MS was, is and always be a blight upon this earth.
It's all win32 underneath except for UWP, which is now deprecated.
so the answer is win32, raw winproc.
The issue is they haven't made a new GUI API (only frameworks) since win32.
The issue was they didn't give you an alternative they just said don't do that.
so inevitably at some point you decide to just write it in win32, don't ship in the store, etc so you can get things done.
Er… The author perhaps never used it? WPF was the worst framework I ever used. It was unbearably verbose, brutally unforgiving, used 2-way bindings that created updating nightmares, ans not the least it was incredibly slow.
WinForms was not the best for sure, but at least you can get stuff done.
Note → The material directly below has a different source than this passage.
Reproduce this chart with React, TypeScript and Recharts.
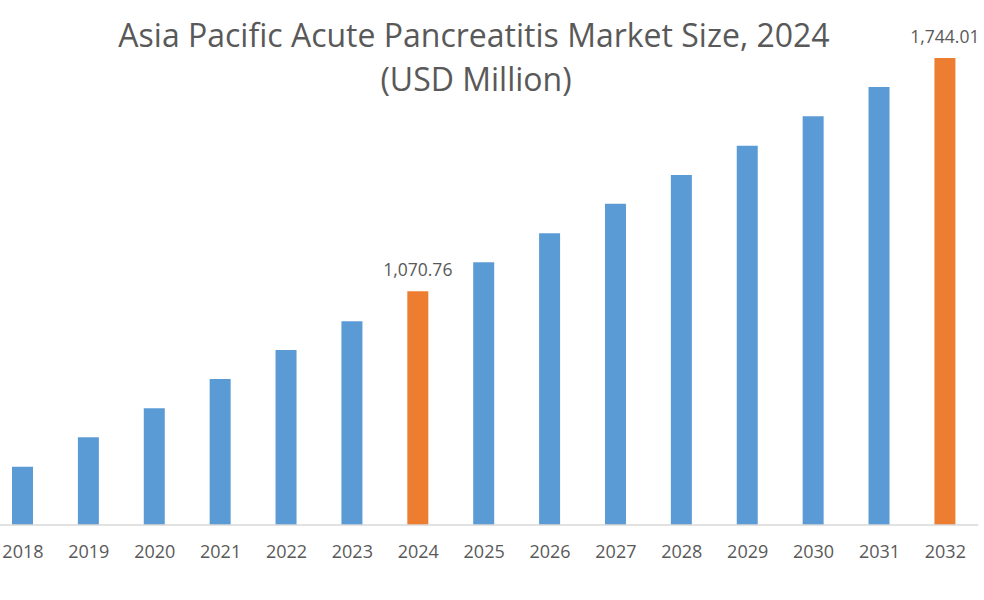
import React from 'react';
import { BarChart, Bar, XAxis, YAxis, Cell, LabelList } from 'recharts';

const years = ['2018', '2019', '2020', '2021', '2022', '2023', '2024', '2025', '2026', '2027', '2028', '2029', '2030', '2031', '2032'];
const values = [564.6, 649.5, 733.2, 817.7, 901.4, 984.2, 1070.76, 1154.5, 1238.2, 1323.6, 1406.4, 1491.0, 1575.8, 1660.4, 1744.01];
const highlightYears = ['2024', '2032'];
const titleLines = ['Asia Pacific Acute Pancreatitis Market Size, 2024', '(USD Million)'];

const BLUE = '#5b9bd5';
const ORANGE = '#ed7d31';
const TEXT = '#595959';
const FONT = '"Open Sans", sans-serif';

const data = years.map((year, i) => ({ year, value: values[i] }));

const fmt = (v: number) =>
  v.toLocaleString('en-US', { minimumFractionDigits: 2, maximumFractionDigits: 2 });

const renderLabel = (props: any) => {
  const { x, y, width, value, index } = props;
  if (!highlightYears.includes(years[index])) return null;
  return (
    <text
      x={x + width / 2}
      y={y - 15}
      textAnchor="middle"
      fill={TEXT}
      fontSize={17.5}
      fontFamily={FONT}
    >
      {fmt(value)}
    </text>
  );
};

export default function App() {
  return (
    <div style={{ position: 'absolute', left: 0, top: 0, width: 984, height: 600, background: '#fff', fontFamily: FONT }}>
      <svg width={984} height={110} style={{ position: 'absolute', left: 0, top: 0 }}>
        <text x={474} y={47} textAnchor="middle" fill={TEXT} fontSize={32} fontFamily={FONT}>
          {titleLines[0]}
        </text>
        <text x={476} y={91} textAnchor="middle" fill={TEXT} fontSize={32} fontFamily={FONT}>
          {titleLines[1]}
        </text>
      </svg>
      <div style={{ position: 'absolute', left: 0, top: 0 }}>
        <BarChart
          width={984}
          height={600}
          data={data}
          margin={{ top: 58, right: 5.7, bottom: 35, left: -10 }}
          barSize={21}
        >
          <XAxis
            dataKey="year"
            height={40}
            axisLine={{ stroke: '#d9d9d9', strokeWidth: 1.5 }}
            tickLine={false}
            tickMargin={14}
            interval={0}
            tick={{ fill: TEXT, fontSize: 18, fontFamily: FONT }}
          />
          <YAxis hide domain={[396.4, 1744.01]} allowDataOverflow />
          <Bar dataKey="value" isAnimationActive={false}>
            {data.map((d) => (
              <Cell key={d.year} fill={highlightYears.includes(d.year) ? ORANGE : BLUE} />
            ))}
            <LabelList dataKey="value" content={renderLabel} />
          </Bar>
        </BarChart>
      </div>
    </div>
  );
}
It was for a long time the right answer to the question the author asked. .Net + WinForms worked well.
When WPF shipped was when the shit hit the fan.
This is the common thread of all their frameworks since, and in my mind the reason they are stuck in an absolute quagmire. For a while it was possible to use HTML/JS in UWP (I think), but it didn't stick due to everyone already needing to move over their LOB apps with crazy amounts of XAML so that's what the focus was on.
"Hey, let's make something that's vaguely HTML but not really at all."
Big mistake.
Avalonia and Uno are repeating that mistake, even though with Uno, at least, there's a blessed way to do unidirectional data flow/reactive stuff.
Two-way data binding is the devil.
Microsoft developed VS Code and Teams in Electron. That says a lot about how they see the future.
>> Jon Udell found a slide from Microsoft labelled “How Do I Pick Between Windows Forms and Avalon?” and asks, “Why do I have to pick between Windows Forms and Avalon?” A good question, and one to which he finds no great answer.
And:
>> Which means, suddenly, Microsoft’s API doesn’t matter so much. Web applications don’t require Windows.
What he didn't see is, however, Azure would become the money printer for Microsoft and made all these no longer matter.
[0]: https://www.joelonsoftware.com/2004/06/13/how-microsoft-lost...
Everything that came later was basically a struggle to make something that Electron actually delivered.